> _Aim_: Restate the whole listing word for word. Pictures are left out.

> _Dataset section_:
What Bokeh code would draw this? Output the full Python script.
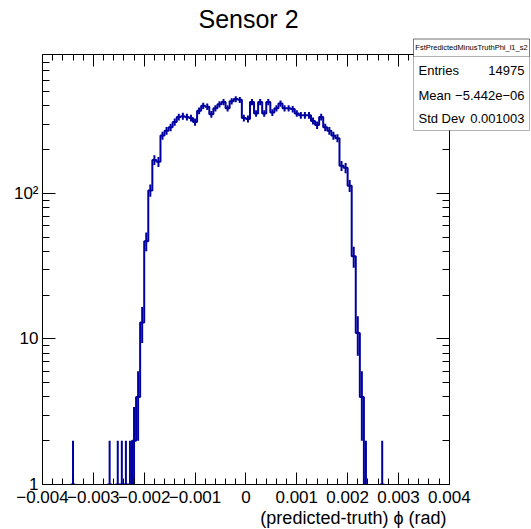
import numpy as np
from bokeh.plotting import figure
from bokeh.models import FixedTicker, LinearAxis, LogAxis, Title, Label, BoxAnnotation
from bokeh.embed import file_html
from bokeh.resources import INLINE

# ---------------- data ----------------
x_min, x_max, n_bins = -0.004, 0.004, 100
y_min, y_max = 1, 900
counts = [0, 0, 0, 0, 0, 0, 0, 1, 0, 0,
          0, 0, 0, 0, 0, 0, 1, 0, 1, 1,
          1, 1, 2, 4, 13, 47, 105, 170, 165, 250,
          270, 285, 310, 335, 340, 335, 330, 310, 370, 400,
          395, 350, 385, 410, 425, 385, 430, 445, 440, 330,
          325, 425, 355, 425, 355, 425, 360, 385, 415, 385,
          385, 380, 355, 345, 345, 345, 315, 295, 335, 285,
          270, 250, 240, 155, 150, 113, 37, 11, 4, 1,
          0, 0, 0, 1, 0, 0, 0, 0, 0, 0,
          0, 0, 0, 0, 0, 0, 0, 0, 0, 0]
x_tick_values = [-0.004, -0.003, -0.002, -0.001, 0.0, 0.001, 0.002, 0.003, 0.004]
x_tick_labels = ["\u22120.004", "\u22120.003", "\u22120.002", "\u22120.001", "0",
                 "0.001", "0.002", "0.003", "0.004"]
y_tick_values = [1, 10, 100]
y_tick_labels = ["1", "10", "10\u00b2"]
title_text = "Sensor 2"
x_title = "(predicted-truth) \u03d5 (rad)"
stats_name = "FstPredictedMinusTruthPhi_l1_s2"
stats_labels = ["Entries", "Mean", "Std Dev"]
stats_values = ["14975", "\u22125.442e\u221206", "0.001003"]

# ---------------- derived ----------------
edges = np.linspace(x_min, x_max, n_bins + 1)
centers = 0.5 * (edges[:-1] + edges[1:])
c = np.array(counts, dtype=float)
floor = 0.1
sx, sy = [], []
for i in range(n_bins):
    v = c[i] if c[i] > 0 else floor
    sx += [edges[i], edges[i + 1]]
    sy += [v, v]
nz = c > 0
err = np.sqrt(c[nz])
ey0 = np.maximum(c[nz] - err, floor)
ey1 = c[nz] + err

FONT = "Liberation Sans"
COL = "#0000a0"

# ---------------- layout geometry (canvas px) ----------------
W, H = 531, 529
FL, FB = 42, 484          # frame left / bottom
FR_VIS, FT_VIS = 448, 55  # where x_max / y_max sit (visible ROOT frame)
FR, FT = 530, 1           # full bokeh frame right / top (room for title + stats box)
x_end = x_min + (FR - FL) * (x_max - x_min) / (FR_VIS - FL)
y_end = 10 ** (np.log10(y_max) * (FB - FT) / (FB - FT_VIS))

p = figure(width=W, height=H, x_range=(x_min, x_end), y_range=(y_min, y_end),
           y_axis_type="log", output_backend="svg", toolbar_location=None,
           min_border_left=FL, min_border_right=0, min_border_top=0,
           min_border_bottom=H - FB)
p.grid.visible = False
p.outline_line_color = None
p.background_fill_color = "white"
p.border_fill_color = "white"

p.line(sx, sy, line_color=COL, line_width=2)
p.segment(centers[nz], ey0, centers[nz], ey1, line_color=COL, line_width=2)

minor_x = [round(x_min + k * 0.0002, 6) for k in range(41)]
minor_y = [m * d for d in (1, 10, 100) for m in range(2, 10)]

def style_x(ax, labels=True):
    ax.ticker = FixedTicker(ticks=x_tick_values, minor_ticks=minor_x)
    ax.bounds = (x_min, x_max)
    ax.major_tick_in = 12
    ax.major_tick_out = 0
    ax.minor_tick_in = 6
    ax.minor_tick_out = 0
    ax.axis_line_color = "black"
    ax.major_tick_line_color = "black"
    ax.minor_tick_line_color = "black"
    ax.major_label_text_font = FONT
    if labels:
        ax.major_label_overrides = {v: l for v, l in zip(x_tick_values, x_tick_labels)}
        ax.major_label_text_font_size = "17px"
        ax.major_label_text_color = "black"
        ax.major_label_standoff = 6
    else:
        ax.major_label_overrides = {v: "" for v in x_tick_values}
        ax.major_label_text_font_size = "1px"
        ax.major_label_standoff = 0

def style_y(ax, labels=True):
    ax.ticker = FixedTicker(ticks=y_tick_values, minor_ticks=minor_y)
    ax.bounds = (y_min, y_max)
    ax.major_tick_in = 13
    ax.major_tick_out = 0
    ax.minor_tick_in = 7
    ax.minor_tick_out = 0
    ax.axis_line_color = "black"
    ax.major_tick_line_color = "black"
    ax.minor_tick_line_color = "black"
    ax.major_label_text_font = FONT
    if labels:
        ax.major_label_overrides = {v: l for v, l in zip(y_tick_values, y_tick_labels)}
        ax.major_label_text_font_size = "17px"
        ax.major_label_text_color = "black"
        ax.major_label_standoff = 4
    else:
        ax.major_label_overrides = {v: "" for v in y_tick_values}
        ax.major_label_text_font_size = "1px"
        ax.major_label_standoff = 0

style_x(p.xaxis[0])
style_y(p.yaxis[0])
top_ax = LinearAxis(fixed_location=y_max)
style_x(top_ax, labels=False)
p.add_layout(top_ax, "above")
right_ax = LogAxis(fixed_location=x_max)
style_y(right_ax, labels=False)
p.add_layout(right_ax, "right")

xt = Title(text=x_title, align="right", text_font=FONT, text_font_size="18px",
           text_font_style="normal", text_color="black", standoff=0,
           offset=(FR - 5) - FR_VIS + 8)
p.add_layout(xt, "below")

# ---------------- title and stats box (screen px relative to frame) ----------------
def fx(xc):
    return xc - FL

def fy(yc):
    return FB - yc

p.add_layout(Label(x=fx(248), y=fy(18), x_units="screen", y_units="screen",
                   text=title_text, text_font=FONT, text_font_size="25px",
                   text_align="center", text_baseline="middle", text_color="black"))

bx0, bx1, by0, by1, bhead = 413, 529, 38.5, 130, 56
p.add_layout(BoxAnnotation(left=fx(bx0), right=fx(bx1), top=fy(by0), bottom=fy(by1),
                           left_units="screen", right_units="screen",
                           top_units="screen", bottom_units="screen",
                           fill_color="white", fill_alpha=1.0,
                           line_color="black", line_width=1))
p.add_layout(BoxAnnotation(left=fx(bx0), right=fx(bx1), top=fy(by0), bottom=fy(bhead),
                           left_units="screen", right_units="screen",
                           top_units="screen", bottom_units="screen",
                           fill_alpha=0.0, line_color="black", line_width=1))
p.add_layout(Label(x=fx((bx0 + bx1) / 2), y=fy((by0 + bhead) / 2), x_units="screen",
                   y_units="screen", text=stats_name, text_font=FONT,
                   text_font_size="7.5px", text_align="center", text_baseline="middle",
                   text_color="black"))
row_y = [70, 95, 118]
for lab, val, yy in zip(stats_labels, stats_values, row_y):
    p.add_layout(Label(x=fx(bx0 + 5), y=fy(yy), x_units="screen", y_units="screen",
                       text=lab, text_font=FONT, text_font_size="13px",
                       text_align="left", text_baseline="middle", text_color="black"))
    p.add_layout(Label(x=fx(bx1 - 5), y=fy(yy), x_units="screen", y_units="screen",
                       text=val, text_font=FONT, text_font_size="13px",
                       text_align="right", text_baseline="middle", text_color="black"))

open("out.html", "w").write(file_html(p, INLINE))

> _Result for this exercise_:
What Bokeh code would draw this? Output the full Python script.
import numpy as np
from bokeh.plotting import figure
from bokeh.models import FixedTicker, LinearAxis, LogAxis, Title, Label, BoxAnnotation
from bokeh.embed import file_html
from bokeh.resources import INLINE

# ---------------- data ----------------
x_min, x_max, n_bins = -0.004, 0.004, 100
y_min, y_max = 1, 900
counts = [0, 0, 0, 0, 0, 0, 0, 1, 0, 0,
          0, 0, 0, 0, 0, 0, 1, 0, 1, 1,
          1, 1, 2, 4, 13, 47, 105, 170, 165, 250,
          270, 285, 310, 335, 340, 335, 330, 310, 370, 400,
          395, 350, 385, 410, 425, 385, 430, 445, 440, 330,
          325, 425, 355, 425, 355, 425, 360, 385, 415, 385,
          385, 380, 355, 345, 345, 345, 315, 295, 335, 285,
          270, 250, 240, 155, 150, 113, 37, 11, 4, 1,
          0, 0, 0, 1, 0, 0, 0, 0, 0, 0,
          0, 0, 0, 0, 0, 0, 0, 0, 0, 0]
x_tick_values = [-0.004, -0.003, -0.002, -0.001, 0.0, 0.001, 0.002, 0.003, 0.004]
x_tick_labels = ["\u22120.004", "\u22120.003", "\u22120.002", "\u22120.001", "0",
                 "0.001", "0.002", "0.003", "0.004"]
y_tick_values = [1, 10, 100]
y_tick_labels = ["1", "10", "10\u00b2"]
title_text = "Sensor 2"
x_title = "(predicted-truth) \u03d5 (rad)"
stats_name = "FstPredictedMinusTruthPhi_l1_s2"
stats_labels = ["Entries", "Mean", "Std Dev"]
stats_values = ["14975", "\u22125.442e\u221206", "0.001003"]

# ---------------- derived ----------------
edges = np.linspace(x_min, x_max, n_bins + 1)
centers = 0.5 * (edges[:-1] + edges[1:])
c = np.array(counts, dtype=float)
floor = 0.1
sx, sy = [], []
for i in range(n_bins):
    v = c[i] if c[i] > 0 else floor
    sx += [edges[i], edges[i + 1]]
    sy += [v, v]
nz = c > 0
err = np.sqrt(c[nz])
ey0 = np.maximum(c[nz] - err, floor)
ey1 = c[nz] + err

FONT = "Liberation Sans"
COL = "#0000a0"

# ---------------- layout geometry (canvas px) ----------------
W, H = 531, 529
FL, FB = 42, 484          # frame left / bottom
FR_VIS, FT_VIS = 448, 55  # where x_max / y_max sit (visible ROOT frame)
FR, FT = 530, 1           # full bokeh frame right / top (room for title + stats box)
x_end = x_min + (FR - FL) * (x_max - x_min) / (FR_VIS - FL)
y_end = 10 ** (np.log10(y_max) * (FB - FT) / (FB - FT_VIS))

p = figure(width=W, height=H, x_range=(x_min, x_end), y_range=(y_min, y_end),
           y_axis_type="log", output_backend="svg", toolbar_location=None,
           min_border_left=FL, min_border_right=0, min_border_top=0,
           min_border_bottom=H - FB)
p.grid.visible = False
p.outline_line_color = None
p.background_fill_color = "white"
p.border_fill_color = "white"

p.line(sx, sy, line_color=COL, line_width=2)
p.segment(centers[nz], ey0, centers[nz], ey1, line_color=COL, line_width=2)

minor_x = [round(x_min + k * 0.0002, 6) for k in range(41)]
minor_y = [m * d for d in (1, 10, 100) for m in range(2, 10)]

def style_x(ax, labels=True):
    ax.ticker = FixedTicker(ticks=x_tick_values, minor_ticks=minor_x)
    ax.bounds = (x_min, x_max)
    ax.major_tick_in = 12
    ax.major_tick_out = 0
    ax.minor_tick_in = 6
    ax.minor_tick_out = 0
    ax.axis_line_color = "black"
    ax.major_tick_line_color = "black"
    ax.minor_tick_line_color = "black"
    ax.major_label_text_font = FONT
    if labels:
        ax.major_label_overrides = {v: l for v, l in zip(x_tick_values, x_tick_labels)}
        ax.major_label_text_font_size = "17px"
        ax.major_label_text_color = "black"
        ax.major_label_standoff = 6
    else:
        ax.major_label_overrides = {v: "" for v in x_tick_values}
        ax.major_label_text_font_size = "1px"
        ax.major_label_standoff = 0

def style_y(ax, labels=True):
    ax.ticker = FixedTicker(ticks=y_tick_values, minor_ticks=minor_y)
    ax.bounds = (y_min, y_max)
    ax.major_tick_in = 13
    ax.major_tick_out = 0
    ax.minor_tick_in = 7
    ax.minor_tick_out = 0
    ax.axis_line_color = "black"
    ax.major_tick_line_color = "black"
    ax.minor_tick_line_color = "black"
    ax.major_label_text_font = FONT
    if labels:
        ax.major_label_overrides = {v: l for v, l in zip(y_tick_values, y_tick_labels)}
        ax.major_label_text_font_size = "17px"
        ax.major_label_text_color = "black"
        ax.major_label_standoff = 4
    else:
        ax.major_label_overrides = {v: "" for v in y_tick_values}
        ax.major_label_text_font_size = "1px"
        ax.major_label_standoff = 0

style_x(p.xaxis[0])
style_y(p.yaxis[0])
top_ax = LinearAxis(fixed_location=y_max)
style_x(top_ax, labels=False)
p.add_layout(top_ax, "above")
right_ax = LogAxis(fixed_location=x_max)
style_y(right_ax, labels=False)
p.add_layout(right_ax, "right")

xt = Title(text=x_title, align="right", text_font=FONT, text_font_size="18px",
           text_font_style="normal", text_color="black", standoff=0,
           offset=(FR - 5) - FR_VIS + 8)
p.add_layout(xt, "below")

# ---------------- title and stats box (screen px relative to frame) ----------------
def fx(xc):
    return xc - FL

def fy(yc):
    return FB - yc

p.add_layout(Label(x=fx(248), y=fy(18), x_units="screen", y_units="screen",
                   text=title_text, text_font=FONT, text_font_size="25px",
                   text_align="center", text_baseline="middle", text_color="black"))

bx0, bx1, by0, by1, bhead = 413, 529, 38.5, 130, 56
p.add_layout(BoxAnnotation(left=fx(bx0), right=fx(bx1), top=fy(by0), bottom=fy(by1),
                           left_units="screen", right_units="screen",
                           top_units="screen", bottom_units="screen",
                           fill_color="white", fill_alpha=1.0,
                           line_color="black", line_width=1))
p.add_layout(BoxAnnotation(left=fx(bx0), right=fx(bx1), top=fy(by0), bottom=fy(bhead),
                           left_units="screen", right_units="screen",
                           top_units="screen", bottom_units="screen",
                           fill_alpha=0.0, line_color="black", line_width=1))
p.add_layout(Label(x=fx((bx0 + bx1) / 2), y=fy((by0 + bhead) / 2), x_units="screen",
                   y_units="screen", text=stats_name, text_font=FONT,
                   text_font_size="7.5px", text_align="center", text_baseline="middle",
                   text_color="black"))
row_y = [70, 95, 118]
for lab, val, yy in zip(stats_labels, stats_values, row_y):
    p.add_layout(Label(x=fx(bx0 + 5), y=fy(yy), x_units="screen", y_units="screen",
                       text=lab, text_font=FONT, text_font_size="13px",
                       text_align="left", text_baseline="middle", text_color="black"))
    p.add_layout(Label(x=fx(bx1 - 5), y=fy(yy), x_units="screen", y_units="screen",
                       text=val, text_font=FONT, text_font_size="13px",
                       text_align="right", text_baseline="middle", text_color="black"))

open("out.html", "w").write(file_html(p, INLINE))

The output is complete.